Turning to the beauty category, David said both Pantene and Head & Shoulders delivered solid organic sales growth in the U.S. for the second consecutive year. Herbal Essences, however, was a drag on hair care, down mid-teens for the fiscal year. In skin care, P&G completed “a significant streamlining” of Olay’s stockkeeping units and will take a similar approach in China, the brand’s second biggest market, where it will cut the number of counters for Olay, focusing on retaining the top-selling counters.

The company said it expects 2 percent organic sales growth in fiscal 2017. Stifel analyst Astrachan wrote in a research note, “We are hopeful company expectations are conservative and reflective of increased flexibility to reinvest a considerable portion of productivity initiatives in advertising, sampling, and R&D to drive the anticipated improvement in organic sales growth relative to [fiscal] 2016, or 2 percent growth versus 1 percent in [fiscal] 2016.”

At Avon, the direct seller posted a second quarter profit of $33 million, or 6 cents a diluted share, compared with $28.8 million, or 7 cents a share in the year ago period.

Avon’s total revenue decreased 8 percent to $1.43 billion compared to the year-ago quarter. In constant dollars, revenue gained 4 percent. In constant dollars and excluding the impact and sale of Liz Earle, revenue gained 5 percent.

“Our second quarter results came in slightly above our expectations, driven by operating performance that was better than anticipated. We also saw some modest easing in foreign currency pressure. Importantly, our performance improvements were broad-base with nine of our top 10 markets growing in local currency,” said Avon CEO Sheri McCoy. “We continue to make steady progress on a number of fronts: improving pricing discipline; driving additional cost out of the business; and continuing to build our brand and enhance the representative experience.”

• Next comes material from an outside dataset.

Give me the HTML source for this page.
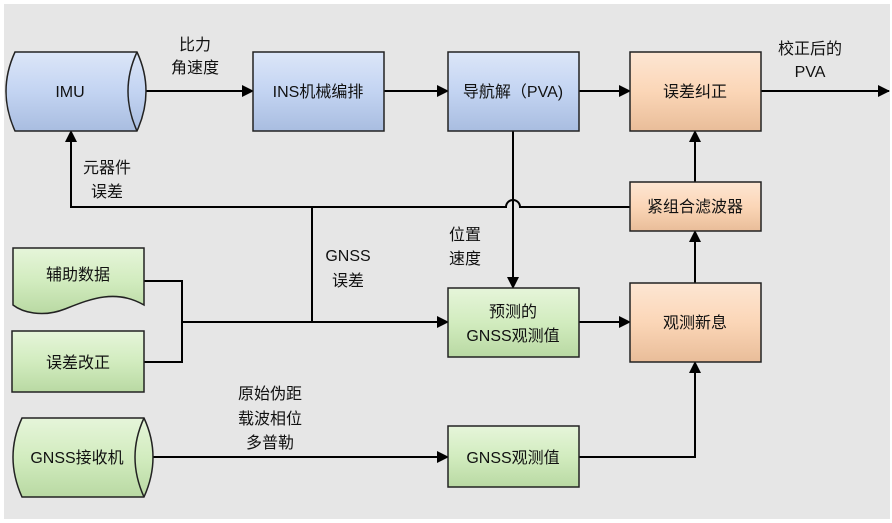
<!DOCTYPE html>
<html><head><meta charset="utf-8"><style>
html,body{margin:0;padding:0;background:#fff;}
svg{display:block;}
text{font-family:"Liberation Sans","Noto Sans CJK SC",sans-serif;font-size:16px;fill:#111;}
</style></head><body>
<svg width="892" height="523" viewBox="0 0 892 523" xmlns="http://www.w3.org/2000/svg">
<defs>
<marker id="a" markerWidth="12" markerHeight="12" refX="11" refY="6" orient="auto" markerUnits="userSpaceOnUse">
<path d="M0,0 L12,6 L0,12 Z" fill="#000"/></marker>
<linearGradient id="gb" x1="0" y1="0" x2="0" y2="1"><stop offset="0" stop-color="#dce6f8"/><stop offset="0.5" stop-color="#c3d4f2"/><stop offset="1" stop-color="#a9bde0"/></linearGradient>
<linearGradient id="gg" x1="0" y1="0" x2="0" y2="1"><stop offset="0" stop-color="#e6f5da"/><stop offset="0.5" stop-color="#d2ecbf"/><stop offset="1" stop-color="#b9d9a3"/></linearGradient>
<linearGradient id="go" x1="0" y1="0" x2="0" y2="1"><stop offset="0" stop-color="#fde6d3"/><stop offset="0.5" stop-color="#fbd6b7"/><stop offset="1" stop-color="#e9bd99"/></linearGradient>
</defs>
<rect x="4" y="4" width="886" height="515" fill="#e6e6e6"/>

<g stroke="#000" stroke-width="2" fill="none">
<line x1="136" y1="91" x2="253" y2="91" marker-end="url(#a)"/>
<line x1="384" y1="91" x2="448" y2="91" marker-end="url(#a)"/>
<line x1="579" y1="91" x2="630" y2="91" marker-end="url(#a)"/>
<line x1="761" y1="91" x2="889" y2="91" marker-end="url(#a)"/>
<line x1="695" y1="182" x2="695" y2="131" marker-end="url(#a)"/>
<line x1="695" y1="283" x2="695" y2="231" marker-end="url(#a)"/>
<path d="M579,457 H695 V362" marker-end="url(#a)"/>
<line x1="579" y1="322" x2="630" y2="322" marker-end="url(#a)"/>
<line x1="513" y1="131" x2="513" y2="288" marker-end="url(#a)"/>
<path d="M630,207 H520 A7,7 0 0 0 506,207 H71 V131" marker-end="url(#a)"/>
<line x1="312" y1="207" x2="312" y2="322"/>
<path d="M144,281 H182 V362 H144"/>
<line x1="182" y1="322" x2="448" y2="322" marker-end="url(#a)"/>
<line x1="153" y1="457" x2="448" y2="457" marker-end="url(#a)"/>
</g>

<path d="M15,52 H137 Q155,91 137,131 H15 Q-3,91 15,52 Z" fill="url(#gb)" stroke="#222" stroke-width="1.5"/>
<path d="M137,52 Q119,91 137,131" fill="none" stroke="#222" stroke-width="1.5"/>
<text x="70" y="97" text-anchor="middle">IMU</text>

<path d="M22,418 H144 Q162,457 144,497 H22 Q4,457 22,418 Z" fill="url(#gg)" stroke="#222" stroke-width="1.5"/>
<path d="M144,418 Q126,457 144,497" fill="none" stroke="#222" stroke-width="1.5"/>
<text x="77" y="463" text-anchor="middle">GNSS接收机</text>

<path d="M13,248 H144 V305 C115,288 88,300 65,309 C42,318 22,312 13,305 Z" fill="url(#gg)" stroke="#222" stroke-width="1.5"/>
<text x="78" y="280" text-anchor="middle">辅助数据</text>

<g stroke="#222" stroke-width="1.5">
<rect x="12" y="331" width="132" height="61" fill="url(#gg)"/>
<rect x="253" y="52" width="131" height="79" fill="url(#gb)"/>
<rect x="448" y="52" width="131" height="79" fill="url(#gb)"/>
<rect x="630" y="52" width="131" height="79" fill="url(#go)"/>
<rect x="630" y="182" width="131" height="49" fill="url(#go)"/>
<rect x="630" y="283" width="131" height="79" fill="url(#go)"/>
<rect x="448" y="288" width="131" height="69" fill="url(#gg)"/>
<rect x="448" y="426" width="131" height="61" fill="url(#gg)"/>
</g>
<text x="78" y="368" text-anchor="middle">误差改正</text>
<text x="318" y="97" text-anchor="middle">INS机械编排</text>
<text x="513" y="97" text-anchor="middle">导航解（PVA)</text>
<text x="695" y="97" text-anchor="middle">误差纠正</text>
<text x="695" y="212" text-anchor="middle">紧组合滤波器</text>
<text x="695" y="328" text-anchor="middle">观测新息</text>
<text x="513" y="317" text-anchor="middle">预测的</text>
<text x="513" y="341" text-anchor="middle">GNSS观测值</text>
<text x="513" y="463" text-anchor="middle">GNSS观测值</text>

<text x="195" y="50" text-anchor="middle">比力</text>
<text x="195" y="73" text-anchor="middle">角速度</text>
<text x="107" y="173" text-anchor="middle">元器件</text>
<text x="107" y="197" text-anchor="middle">误差</text>
<text x="348" y="261" text-anchor="middle">GNSS</text>
<text x="348" y="286" text-anchor="middle">误差</text>
<text x="465" y="240" text-anchor="middle">位置</text>
<text x="465" y="264" text-anchor="middle">速度</text>
<text x="270" y="399" text-anchor="middle">原始伪距</text>
<text x="270" y="424" text-anchor="middle">载波相位</text>
<text x="270" y="448" text-anchor="middle">多普勒</text>
<text x="810" y="54" text-anchor="middle">校正后的</text>
<text x="810" y="77" text-anchor="middle">PVA</text>
</svg>
</body></html>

Meanwhile, New Avon LLC — the North American business, which became a private company in March 2016 and is majority owned by Cerberus Capital Management, held its annual representative convention in Las Vegas earlier this month. Newly installed CEO Scott White delivered the keynote speech to crowd of roughly 5,000 attendees, declaring, “We invite the world to meet a very New Avon. We are a $1 billion, 130-year-old start-up and are embarking on a new beginning. We are committed to investing in our representatives and their businesses, and driving Avon’s strength and leadership in this powerful direct selling channel.”

Shiseido also reported first half sales this month. For the six-month period ended June 30, the company’s net sales gained 0.4 percent to 412.28 billion yen, or $3.69 billion.

The company reported higher sales across all business, excluding fragrance, impacted by the exit of the Jean Paul Gaultier business. In the Americas, Shiseido saw growth in prestige brands such as Shiseido, Clè de Peau Beautè and NARS. As a results, sales in the Americas rose 1.7 percent compared with the prior period.

Coty Inc. will release its fourth quarter results on Aug. 16, followed by the Estèe Lauder Companies Inc., which is slated to report fourth quarter results on Aug. 19.